## Charts and diagrams as code
────
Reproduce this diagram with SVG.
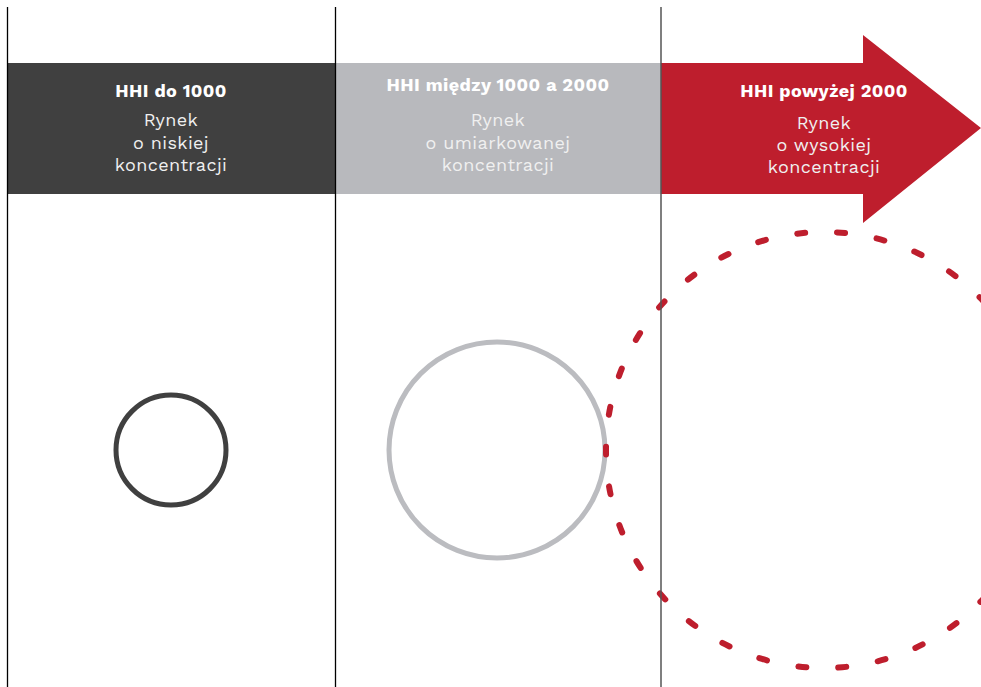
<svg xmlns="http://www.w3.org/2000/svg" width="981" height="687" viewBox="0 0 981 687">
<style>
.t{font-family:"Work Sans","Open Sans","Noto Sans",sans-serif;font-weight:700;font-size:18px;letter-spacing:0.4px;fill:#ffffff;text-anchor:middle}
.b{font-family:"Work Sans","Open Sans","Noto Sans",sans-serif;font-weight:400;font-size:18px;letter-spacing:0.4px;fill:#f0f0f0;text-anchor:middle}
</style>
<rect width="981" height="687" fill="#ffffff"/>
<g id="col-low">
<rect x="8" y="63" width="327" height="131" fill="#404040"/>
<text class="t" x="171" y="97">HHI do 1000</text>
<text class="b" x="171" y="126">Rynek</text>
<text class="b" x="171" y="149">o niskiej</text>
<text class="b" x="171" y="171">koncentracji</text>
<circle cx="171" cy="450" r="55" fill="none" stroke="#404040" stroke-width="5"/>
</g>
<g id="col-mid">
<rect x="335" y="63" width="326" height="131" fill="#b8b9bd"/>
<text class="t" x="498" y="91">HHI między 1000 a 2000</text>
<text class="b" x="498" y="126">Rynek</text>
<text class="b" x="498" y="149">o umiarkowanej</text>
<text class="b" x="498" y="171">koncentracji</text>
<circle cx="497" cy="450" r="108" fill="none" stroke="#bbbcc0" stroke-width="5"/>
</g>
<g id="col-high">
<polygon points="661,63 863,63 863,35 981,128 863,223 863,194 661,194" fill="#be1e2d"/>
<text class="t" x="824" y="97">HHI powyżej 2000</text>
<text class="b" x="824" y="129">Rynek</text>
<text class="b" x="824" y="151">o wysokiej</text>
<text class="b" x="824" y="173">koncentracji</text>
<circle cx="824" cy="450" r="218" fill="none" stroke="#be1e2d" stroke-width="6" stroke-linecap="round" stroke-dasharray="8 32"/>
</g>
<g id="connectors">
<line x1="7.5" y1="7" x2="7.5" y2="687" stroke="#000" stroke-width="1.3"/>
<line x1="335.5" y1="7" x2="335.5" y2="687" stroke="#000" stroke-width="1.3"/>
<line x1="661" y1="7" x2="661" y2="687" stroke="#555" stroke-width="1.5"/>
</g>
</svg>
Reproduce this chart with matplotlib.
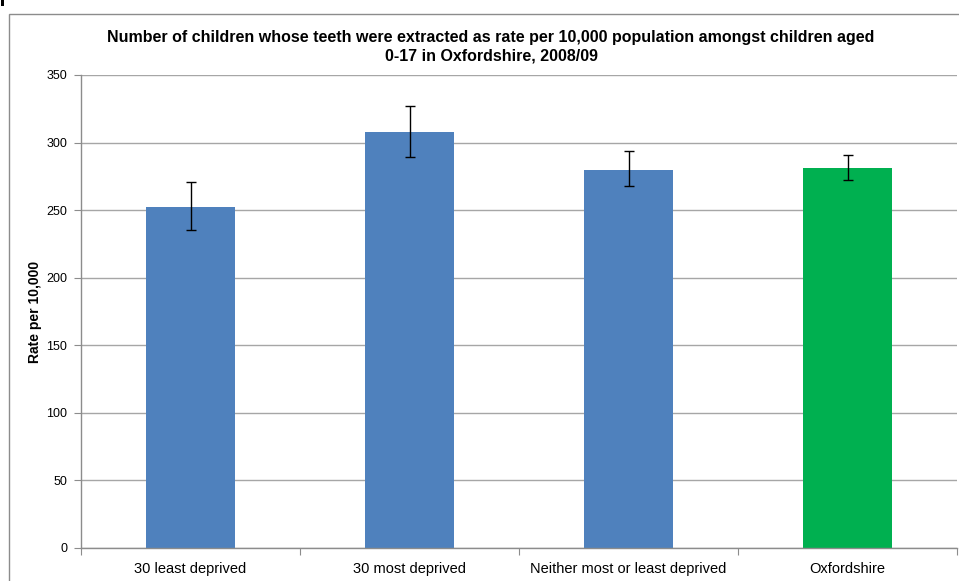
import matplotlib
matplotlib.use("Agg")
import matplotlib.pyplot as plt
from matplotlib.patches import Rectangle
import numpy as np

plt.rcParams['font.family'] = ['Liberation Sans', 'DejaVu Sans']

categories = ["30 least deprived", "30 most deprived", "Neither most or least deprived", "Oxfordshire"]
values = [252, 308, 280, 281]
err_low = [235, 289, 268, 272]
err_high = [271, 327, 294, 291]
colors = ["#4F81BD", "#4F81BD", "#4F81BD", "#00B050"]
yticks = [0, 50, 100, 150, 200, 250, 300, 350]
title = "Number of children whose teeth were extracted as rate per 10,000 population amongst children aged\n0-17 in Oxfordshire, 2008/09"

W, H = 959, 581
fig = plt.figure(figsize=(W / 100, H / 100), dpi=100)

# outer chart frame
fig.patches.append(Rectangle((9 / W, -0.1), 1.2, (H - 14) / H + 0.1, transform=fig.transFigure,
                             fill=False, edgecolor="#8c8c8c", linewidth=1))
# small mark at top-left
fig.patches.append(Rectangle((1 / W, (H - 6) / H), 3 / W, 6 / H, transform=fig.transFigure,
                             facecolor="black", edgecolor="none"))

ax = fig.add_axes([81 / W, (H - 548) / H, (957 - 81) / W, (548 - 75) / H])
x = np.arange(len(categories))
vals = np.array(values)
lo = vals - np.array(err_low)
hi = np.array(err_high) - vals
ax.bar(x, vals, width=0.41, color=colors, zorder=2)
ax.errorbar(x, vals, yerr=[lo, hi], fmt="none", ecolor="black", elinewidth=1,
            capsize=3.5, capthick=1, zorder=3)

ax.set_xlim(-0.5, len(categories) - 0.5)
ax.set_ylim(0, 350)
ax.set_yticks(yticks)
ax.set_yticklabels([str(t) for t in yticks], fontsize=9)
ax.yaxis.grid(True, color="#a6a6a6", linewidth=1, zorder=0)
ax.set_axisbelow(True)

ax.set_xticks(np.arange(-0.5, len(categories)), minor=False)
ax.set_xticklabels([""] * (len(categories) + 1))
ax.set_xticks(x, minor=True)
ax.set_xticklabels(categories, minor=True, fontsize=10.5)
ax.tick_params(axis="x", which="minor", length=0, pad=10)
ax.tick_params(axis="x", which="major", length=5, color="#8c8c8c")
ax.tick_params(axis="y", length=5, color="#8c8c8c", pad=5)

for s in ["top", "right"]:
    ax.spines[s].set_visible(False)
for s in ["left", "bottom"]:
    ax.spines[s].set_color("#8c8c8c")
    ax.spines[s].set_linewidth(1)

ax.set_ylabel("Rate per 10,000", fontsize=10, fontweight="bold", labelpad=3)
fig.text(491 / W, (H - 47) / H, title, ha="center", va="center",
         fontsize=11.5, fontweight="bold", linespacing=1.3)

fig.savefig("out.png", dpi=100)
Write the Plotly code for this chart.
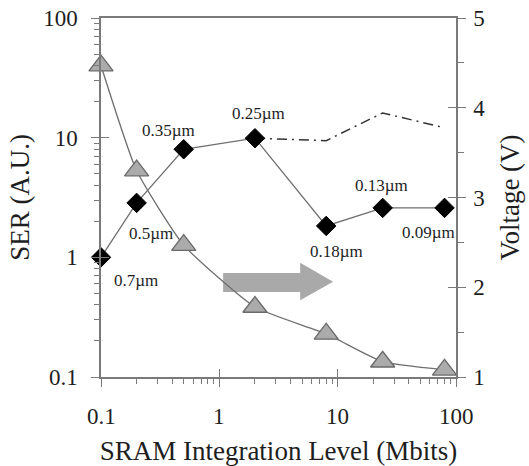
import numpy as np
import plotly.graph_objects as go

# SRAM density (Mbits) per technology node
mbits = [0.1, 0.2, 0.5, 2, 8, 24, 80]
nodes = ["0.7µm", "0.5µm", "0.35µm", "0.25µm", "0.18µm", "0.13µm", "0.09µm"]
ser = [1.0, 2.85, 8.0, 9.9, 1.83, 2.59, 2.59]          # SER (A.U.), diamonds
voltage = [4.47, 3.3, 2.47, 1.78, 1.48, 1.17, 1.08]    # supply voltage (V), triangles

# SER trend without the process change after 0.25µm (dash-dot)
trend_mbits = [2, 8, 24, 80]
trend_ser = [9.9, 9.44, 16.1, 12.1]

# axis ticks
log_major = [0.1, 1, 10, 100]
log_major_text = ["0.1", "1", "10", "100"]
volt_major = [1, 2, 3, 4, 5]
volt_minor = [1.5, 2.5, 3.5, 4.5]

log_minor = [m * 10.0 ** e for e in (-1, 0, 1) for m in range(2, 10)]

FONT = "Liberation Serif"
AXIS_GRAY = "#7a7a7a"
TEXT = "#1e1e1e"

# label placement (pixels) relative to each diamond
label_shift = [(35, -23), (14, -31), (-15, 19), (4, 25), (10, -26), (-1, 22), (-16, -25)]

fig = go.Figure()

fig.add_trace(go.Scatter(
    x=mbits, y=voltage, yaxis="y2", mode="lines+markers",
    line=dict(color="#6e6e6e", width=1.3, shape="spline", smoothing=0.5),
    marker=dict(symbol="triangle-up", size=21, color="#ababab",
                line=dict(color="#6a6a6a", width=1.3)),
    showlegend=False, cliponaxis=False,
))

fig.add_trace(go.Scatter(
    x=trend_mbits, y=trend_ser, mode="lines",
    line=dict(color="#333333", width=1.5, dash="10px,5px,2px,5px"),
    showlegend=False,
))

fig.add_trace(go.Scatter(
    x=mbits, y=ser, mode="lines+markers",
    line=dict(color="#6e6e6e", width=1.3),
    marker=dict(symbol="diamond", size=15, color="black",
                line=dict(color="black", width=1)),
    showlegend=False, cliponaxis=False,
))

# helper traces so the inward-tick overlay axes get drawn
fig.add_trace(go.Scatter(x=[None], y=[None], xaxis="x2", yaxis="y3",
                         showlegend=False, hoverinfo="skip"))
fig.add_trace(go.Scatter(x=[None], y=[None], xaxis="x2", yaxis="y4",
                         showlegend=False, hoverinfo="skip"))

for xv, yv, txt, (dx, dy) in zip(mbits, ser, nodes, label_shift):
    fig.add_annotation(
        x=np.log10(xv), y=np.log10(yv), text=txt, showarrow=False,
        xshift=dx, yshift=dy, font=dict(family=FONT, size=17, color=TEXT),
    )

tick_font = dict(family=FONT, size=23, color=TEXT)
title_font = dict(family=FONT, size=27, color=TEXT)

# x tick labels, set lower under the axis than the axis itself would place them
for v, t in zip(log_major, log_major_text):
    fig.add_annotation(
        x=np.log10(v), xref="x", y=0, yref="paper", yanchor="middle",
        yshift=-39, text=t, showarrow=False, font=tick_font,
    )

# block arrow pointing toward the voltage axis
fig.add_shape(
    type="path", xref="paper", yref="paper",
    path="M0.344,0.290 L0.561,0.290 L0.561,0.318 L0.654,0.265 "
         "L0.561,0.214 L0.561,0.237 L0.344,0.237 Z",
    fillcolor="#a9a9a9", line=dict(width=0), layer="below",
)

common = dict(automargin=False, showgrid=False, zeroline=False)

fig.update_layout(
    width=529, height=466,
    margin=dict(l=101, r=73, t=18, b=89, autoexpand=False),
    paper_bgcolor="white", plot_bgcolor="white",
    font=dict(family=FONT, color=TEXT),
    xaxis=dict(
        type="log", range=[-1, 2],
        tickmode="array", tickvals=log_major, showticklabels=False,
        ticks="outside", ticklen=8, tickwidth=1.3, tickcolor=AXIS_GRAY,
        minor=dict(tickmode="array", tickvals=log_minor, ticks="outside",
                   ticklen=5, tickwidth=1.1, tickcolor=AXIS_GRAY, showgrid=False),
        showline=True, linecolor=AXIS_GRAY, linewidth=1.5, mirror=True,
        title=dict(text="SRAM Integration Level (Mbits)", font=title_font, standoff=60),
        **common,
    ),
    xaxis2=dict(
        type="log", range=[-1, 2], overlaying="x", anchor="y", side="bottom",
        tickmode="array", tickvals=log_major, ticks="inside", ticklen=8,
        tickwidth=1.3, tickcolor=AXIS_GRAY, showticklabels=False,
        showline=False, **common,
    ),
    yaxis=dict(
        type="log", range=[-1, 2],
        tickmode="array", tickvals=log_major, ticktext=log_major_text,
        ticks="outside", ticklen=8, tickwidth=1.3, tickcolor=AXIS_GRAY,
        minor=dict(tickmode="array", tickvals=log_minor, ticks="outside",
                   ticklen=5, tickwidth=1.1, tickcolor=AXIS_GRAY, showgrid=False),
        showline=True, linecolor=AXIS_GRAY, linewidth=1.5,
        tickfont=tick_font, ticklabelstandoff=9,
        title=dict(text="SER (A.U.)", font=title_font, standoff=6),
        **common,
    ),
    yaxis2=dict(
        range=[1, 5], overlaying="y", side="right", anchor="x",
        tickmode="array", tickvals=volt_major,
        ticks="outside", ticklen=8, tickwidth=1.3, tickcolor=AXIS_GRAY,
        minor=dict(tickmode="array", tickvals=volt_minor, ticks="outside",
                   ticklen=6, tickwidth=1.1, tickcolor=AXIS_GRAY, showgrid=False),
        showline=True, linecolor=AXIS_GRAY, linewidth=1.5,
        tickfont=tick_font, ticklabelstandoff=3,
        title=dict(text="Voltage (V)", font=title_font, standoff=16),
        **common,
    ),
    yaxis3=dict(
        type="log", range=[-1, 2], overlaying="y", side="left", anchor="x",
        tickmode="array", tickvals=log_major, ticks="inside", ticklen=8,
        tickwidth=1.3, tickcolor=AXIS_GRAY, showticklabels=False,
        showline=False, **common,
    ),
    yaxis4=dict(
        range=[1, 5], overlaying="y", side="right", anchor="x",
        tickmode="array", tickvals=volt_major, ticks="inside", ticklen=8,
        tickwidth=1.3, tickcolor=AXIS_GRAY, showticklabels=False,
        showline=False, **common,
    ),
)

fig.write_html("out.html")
────
## Objective
Looking above, find the stretch of lines that opens with the one holding "Write the Plotly code for this chart." and closes with the one holding "fig = go.Figure()". Copy it exactly, pictures excluded.

## Expected answer
Write the Plotly code for this chart.
import numpy as np
import plotly.graph_objects as go

# SRAM density (Mbits) per technology node
mbits = [0.1, 0.2, 0.5, 2, 8, 24, 80]
nodes = ["0.7µm", "0.5µm", "0.35µm", "0.25µm", "0.18µm", "0.13µm", "0.09µm"]
ser = [1.0, 2.85, 8.0, 9.9, 1.83, 2.59, 2.59]          # SER (A.U.), diamonds
voltage = [4.47, 3.3, 2.47, 1.78, 1.48, 1.17, 1.08]    # supply voltage (V), triangles

# SER trend without the process change after 0.25µm (dash-dot)
trend_mbits = [2, 8, 24, 80]
trend_ser = [9.9, 9.44, 16.1, 12.1]

# axis ticks
log_major = [0.1, 1, 10, 100]
log_major_text = ["0.1", "1", "10", "100"]
volt_major = [1, 2, 3, 4, 5]
volt_minor = [1.5, 2.5, 3.5, 4.5]

log_minor = [m * 10.0 ** e for e in (-1, 0, 1) for m in range(2, 10)]

FONT = "Liberation Serif"
AXIS_GRAY = "#7a7a7a"
TEXT = "#1e1e1e"

# label placement (pixels) relative to each diamond
label_shift = [(35, -23), (14, -31), (-15, 19), (4, 25), (10, -26), (-1, 22), (-16, -25)]

fig = go.Figure()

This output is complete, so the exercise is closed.